Les decoupling points auraient dû être nommés managed SKUs. DDMRP propose un schéma de coloriage de graphes qui divise les SKUs en deux groupes : les decoupling points et le reste. Se référer à ces « points » en tant que SKUs est plus clair. De plus, comme ces SKUs sont les seuls destinés à être inspectés par le demand and supply planner, l’expression « managed SKUs » convient parfaitement et clarifie que tous les autres SKUs sont « unmanaged » du point de vue du planificateur.
Dans certaines situations, des simplifications spectaculaires peuvent être réalisées.
Artificial intelligence, autonomous system, blockchain, cognitive system, demand sensing, demand shaping, digital brain, knowledge graph, optimal algorithms peuvent tous essentiellement être remplacés par le mot magic. Bien qu’il existe divers degrés d’ingénierie réelle en dehors des cercles de la supply chain pour certains de ces mots à la mode, dans le contexte des logiciels d’entreprise supply chain, il s’agit de vaporware au sens le plus pur.
Enfin, certains termes restent adéquats même s’ils subissent parfois des critiques.

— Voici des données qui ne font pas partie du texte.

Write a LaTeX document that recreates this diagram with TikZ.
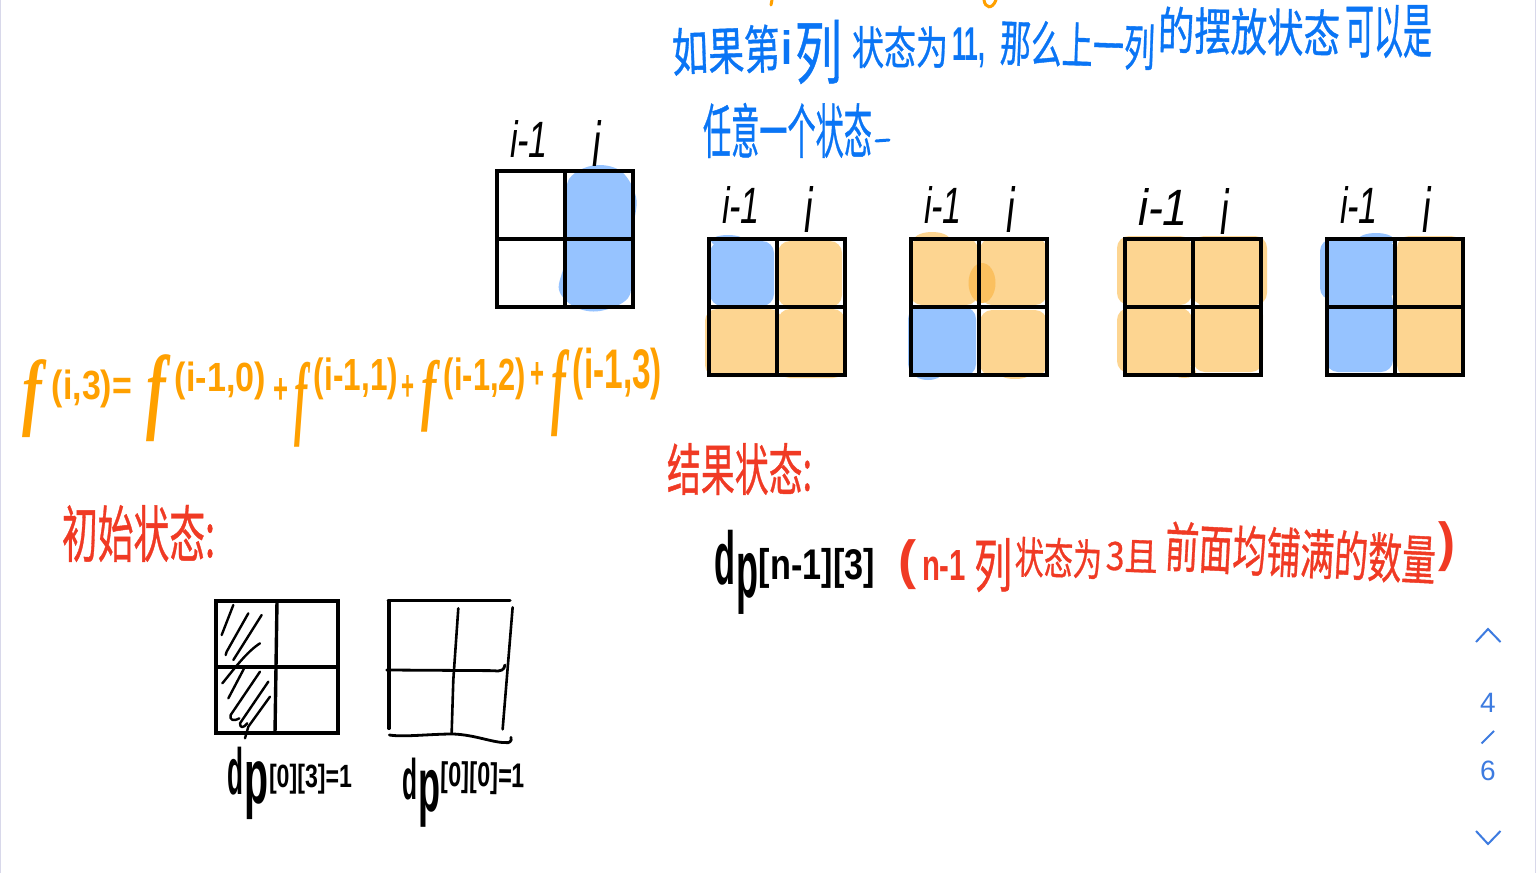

Value Chain est parfois proposé comme remplacement de Supply Chain. Un tel remplacement reflète une méconnaissance de la loi de Say, nommée d’après les travaux de Jean Baptiste Say, économiste de la fin du 19e siècle. Cette loi peut se résumer par l’offre est la source de la demande. L’offre vient en premier, la demande ensuite, et la valeur en dernier lorsque les transactions se réalisent enfin. La chaîne lie l’ensemble de l’affaire. La value chain est principalement vantée par des consultants cherchant à vendre un ROI à leurs prospects. Cependant, le terme « value » s’avère à la fois moins spécifique et plus biaisé positivement que son homologue « supply ».